WORK TO BE COMPLETED =>
Using the material below, copy every line where "matplotlib" appears.

RECORDED INFORMATION =>
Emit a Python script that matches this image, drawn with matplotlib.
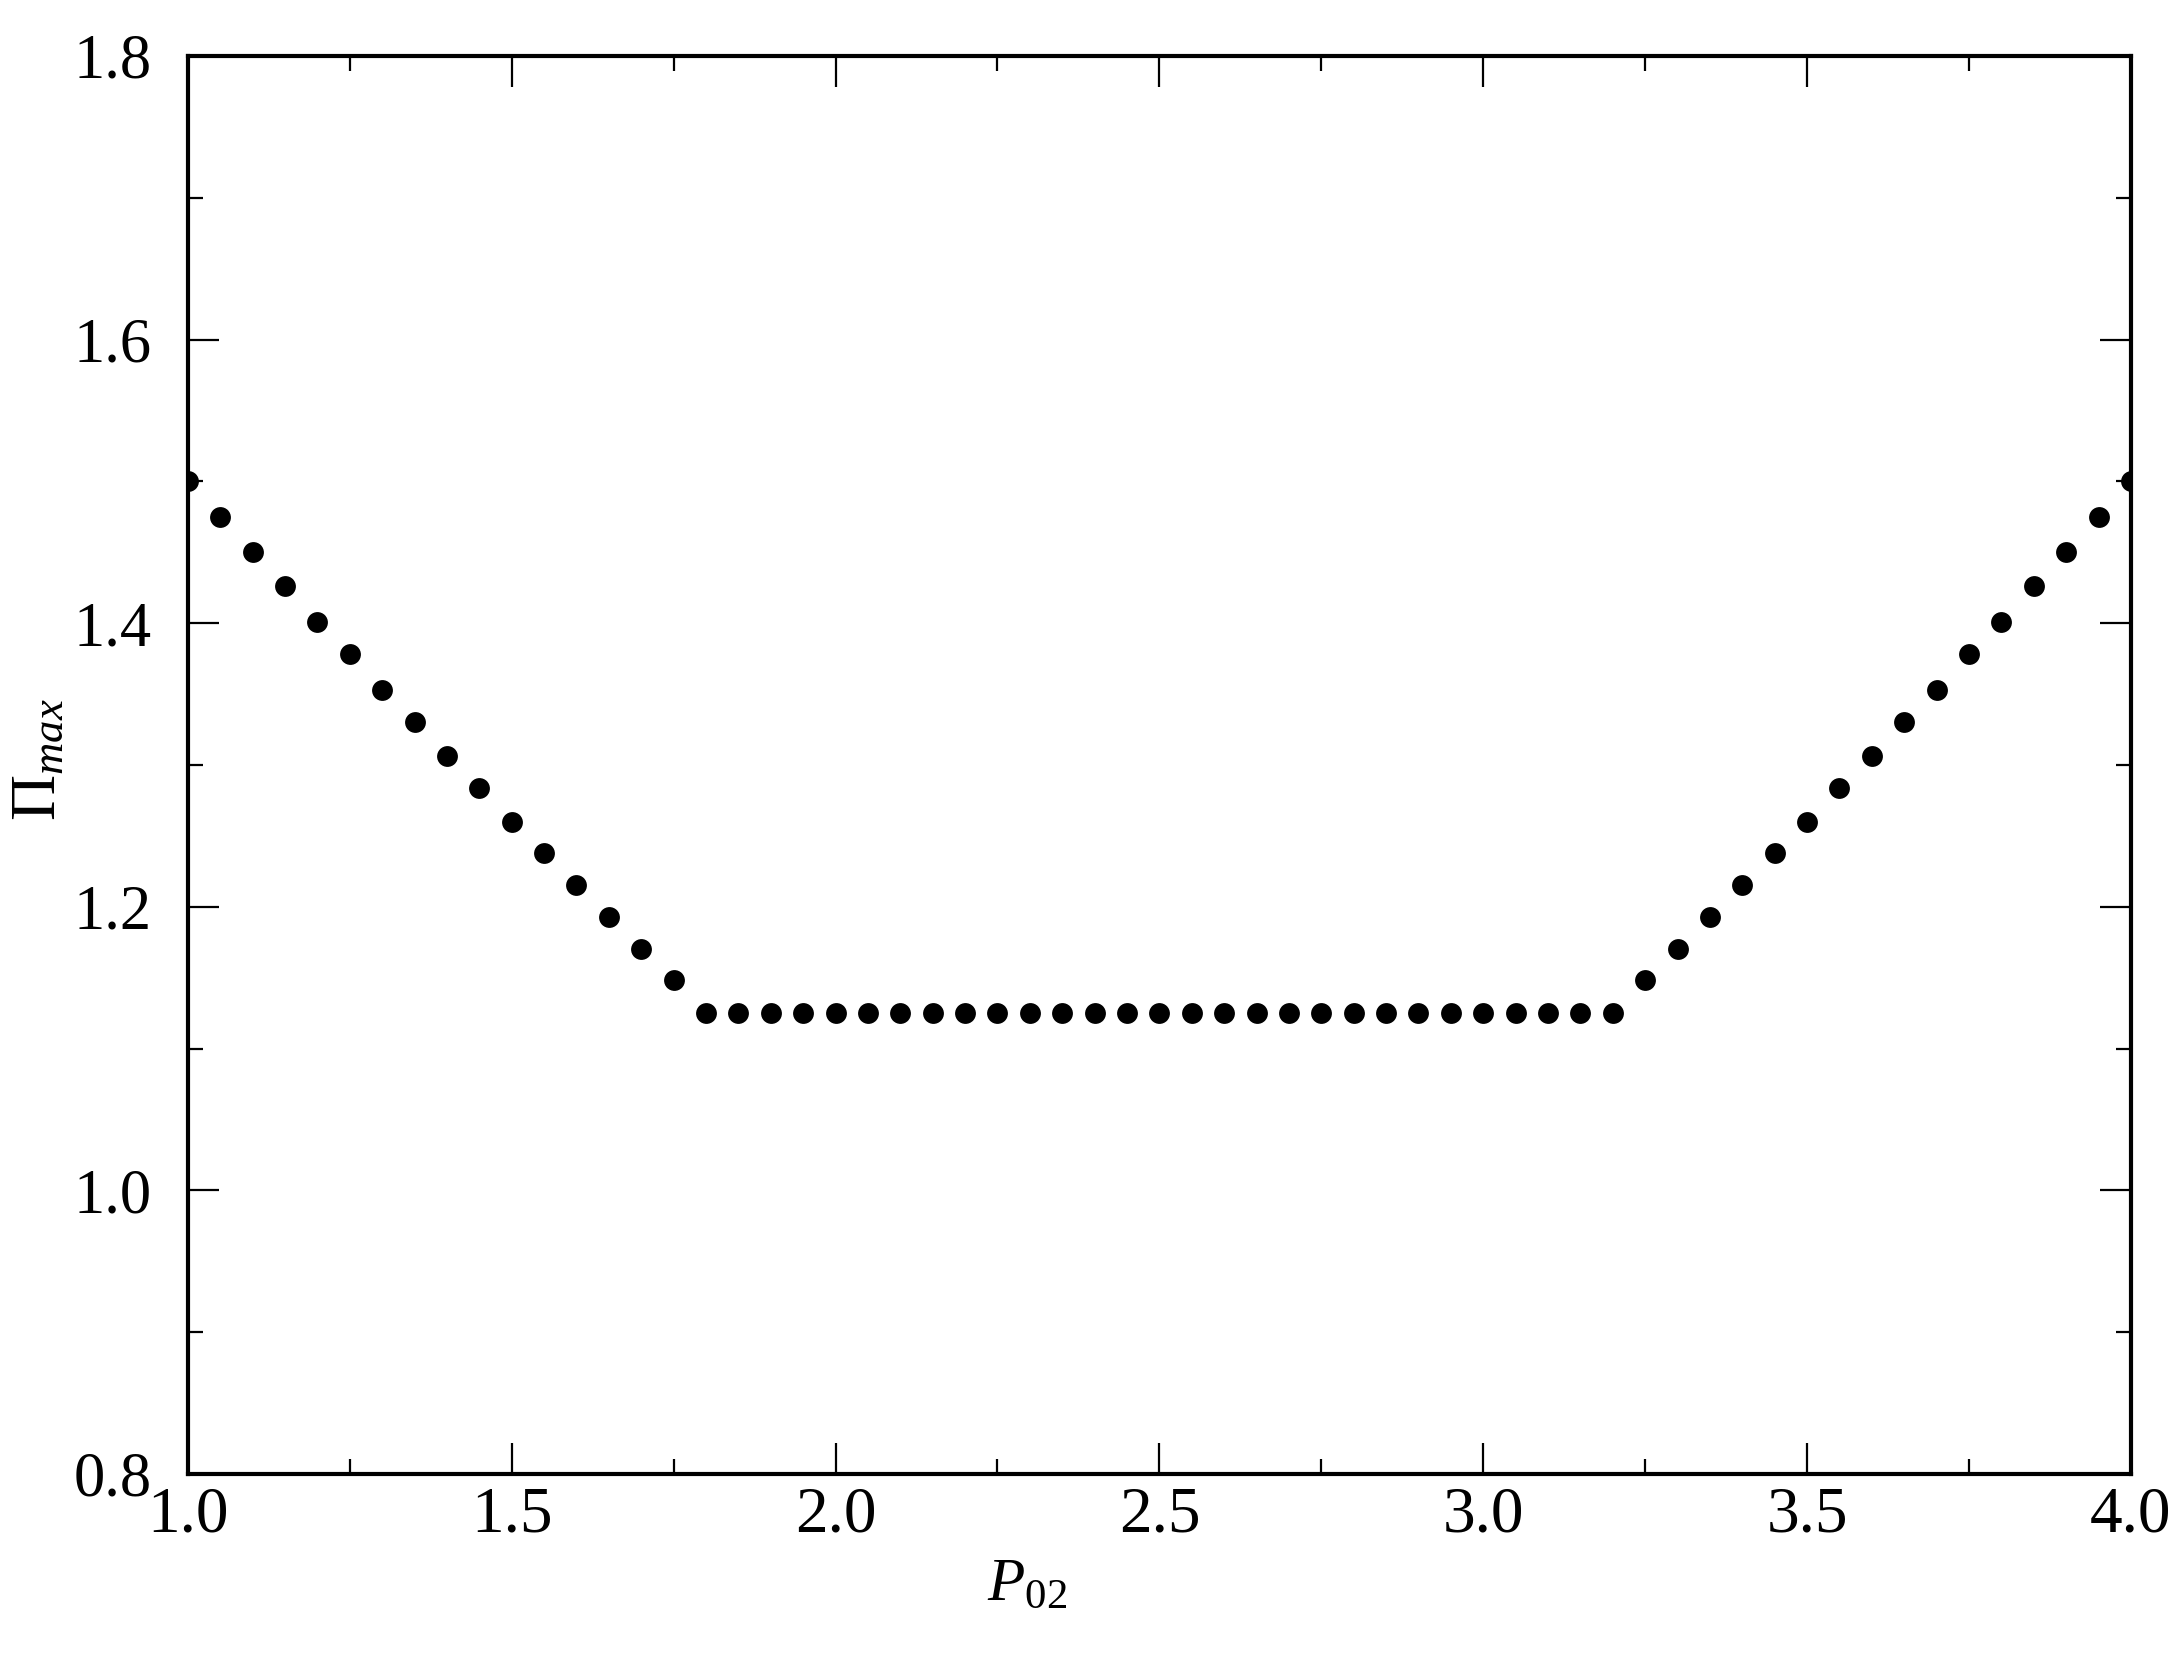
import matplotlib
matplotlib.use("Agg")
import matplotlib.pyplot as plt
from matplotlib.ticker import MultipleLocator, FormatStrFormatter

plt.rcParams['font.family'] = ['Liberation Serif', 'DejaVu Serif']
plt.rcParams['mathtext.fontset'] = 'custom'
plt.rcParams['mathtext.rm'] = 'Liberation Serif'
plt.rcParams['mathtext.it'] = 'Liberation Serif:italic'

# Data
p02 = [1.00, 1.05, 1.10, 1.15, 1.20, 1.25, 1.30, 1.35, 1.40, 1.45,
       1.50, 1.55, 1.60, 1.65, 1.70, 1.75, 1.80, 1.85, 1.90, 1.95,
       2.00, 2.05, 2.10, 2.15, 2.20, 2.25, 2.30, 2.35, 2.40, 2.45,
       2.50, 2.55, 2.60, 2.65, 2.70, 2.75, 2.80, 2.85, 2.90, 2.95,
       3.00, 3.05, 3.10, 3.15, 3.20, 3.25, 3.30, 3.35, 3.40, 3.45,
       3.50, 3.55, 3.60, 3.65, 3.70, 3.75, 3.80, 3.85, 3.90, 3.95,
       4.00]
pi_max = [1.500, 1.475, 1.450, 1.426, 1.401, 1.378, 1.353, 1.330, 1.306, 1.284,
          1.260, 1.238, 1.215, 1.193, 1.170, 1.148, 1.125, 1.125, 1.125, 1.125,
          1.125, 1.125, 1.125, 1.125, 1.125, 1.125, 1.125, 1.125, 1.125, 1.125,
          1.125, 1.125, 1.125, 1.125, 1.125, 1.125, 1.125, 1.125, 1.125, 1.125,
          1.125, 1.125, 1.125, 1.125, 1.125, 1.148, 1.170, 1.193, 1.215, 1.238,
          1.260, 1.284, 1.306, 1.330, 1.353, 1.378, 1.401, 1.426, 1.450, 1.475,
          1.500]

x_ticks = [1.0, 1.5, 2.0, 2.5, 3.0, 3.5, 4.0]
y_ticks = [0.8, 1.0, 1.2, 1.4, 1.6, 1.8]

fig = plt.figure(figsize=(21.84, 16.55), dpi=100)
ax = fig.add_axes([0.086, 0.1094, 0.8897, 0.8568])

ax.plot(p02, pi_max, linestyle='none', marker='o', markersize=15,
        color='black', markeredgewidth=0)

ax.set_xlim(1.0, 4.0)
ax.set_ylim(0.8, 1.8)
ax.set_xticks(x_ticks)
ax.set_yticks(y_ticks)
ax.xaxis.set_minor_locator(MultipleLocator(0.25))
ax.yaxis.set_minor_locator(MultipleLocator(0.1))
ax.xaxis.set_major_formatter(FormatStrFormatter('%.1f'))
ax.yaxis.set_major_formatter(FormatStrFormatter('%.1f'))

for s in ax.spines.values():
    s.set_linewidth(3.0)

ax.tick_params(which='both', direction='in', top=True, right=True,
               width=1.6, labelsize=45)
ax.tick_params(which='major', length=22)
ax.tick_params(which='minor', length=10.5)
ax.tick_params(axis='x', which='major', pad=9, labelsize=47)
ax.tick_params(axis='y', which='major', pad=26)

ax.set_xlabel(r'$P_{\mathrm{02}}$', fontsize=44)
ax.xaxis.set_label_coords(0.432, -0.078)
ax.xaxis.label.set_va('center')
ax.set_ylabel(r'$\mathrm{\Pi}_{max}$', fontsize=46)
ax.yaxis.set_label_coords(-0.076, 0.504)
ax.yaxis.label.set_va('center')

fig.savefig('out.png', dpi=100)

RESPONSE TO THIS TASK =>
Emit a Python script that matches this image, drawn with matplotlib.
import matplotlib
matplotlib.use("Agg")
import matplotlib.pyplot as plt
from matplotlib.ticker import MultipleLocator, FormatStrFormatter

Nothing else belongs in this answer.